Similarly, we can look at what any atheist claims to be legitimate or illegitimate. An atheist Nazi is certainly a possibility, and is to be condemned as any theist Nazi is to be condemned. Religious affiliation does not matter. It is the willingness to harm others that matters.
People are only to be judged by what they do or what they try or plan to do. Nothing else is relevant.
Rhetoric versus Reason
At this point, an interesting rhetorical issue comes up. Let us say that one of these two factions -- the anti-theist or the anti-atheist — decides to adopt some measure of intellectual and moral integrity and quit trying to blame their opponents for this historic crimes. However, the less virtuous group continues to push an interpretation in which their opponents are blamed for historic wrongs.
With all of the fear and hate-mongering pushing largely only in one direction, I worry that those who begin by being neutral may learn to accept the unreasoned bigotry of those that market hate, intolerance, and injustice. Faced with the adverse effect of this bigotry, its victims might see some merit in claiming, “These wrongs were not committed by those who agree with me, but by those who share your views.”

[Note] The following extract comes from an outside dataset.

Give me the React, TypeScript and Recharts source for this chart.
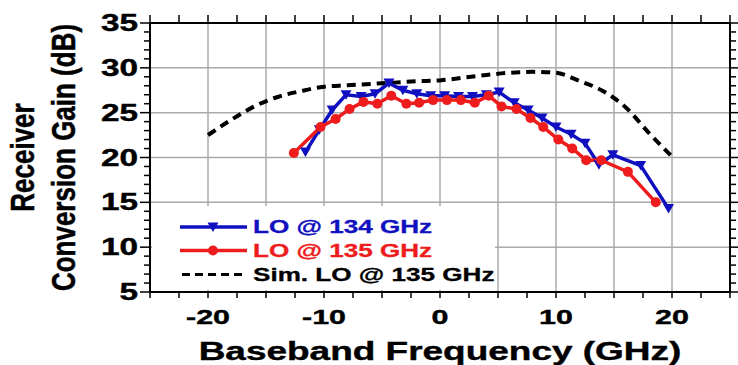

It may be a tempting response, but it still violates the moral principle that no person shall be judged guilty of a crime he did not commit. You cannot combat immorality by implicitly accepting the immoral principle on which another person bases his unjust behavior.
The proper response continues to be, “You have no right to round up everybody who owns a blue pickup — or everybody who is a theist, or an atheist — just because somebody with a blue pickup robs a store.”
If this moral fact seems to be too week to have any effect, it would be justified to say, “What made Hitler and his followers evil was their eagerness to cast whole groups of people in a negative light by using the same types of guilt by association that you are trying to use right now. His mission was to generate an unreasoned, immoral, and unjust hatred of people because of their membership in a group, regardless of anything that the person might have done as an individual. That is the only reason I can think of why you would want to generate hatred of groups that exist today by tying them to moral crimes committed long ago, that the people you say should be hated never participated in and do not condone.”
I have actually spent a little bit of time reading up on the events that took place in Germany in the early 1900s. When I did, I came to the startling conclusion that neither atheism nor theism were responsible for these atrocities. The Nazis were responsible, and they are the only ones who deserve the blame for these crimes.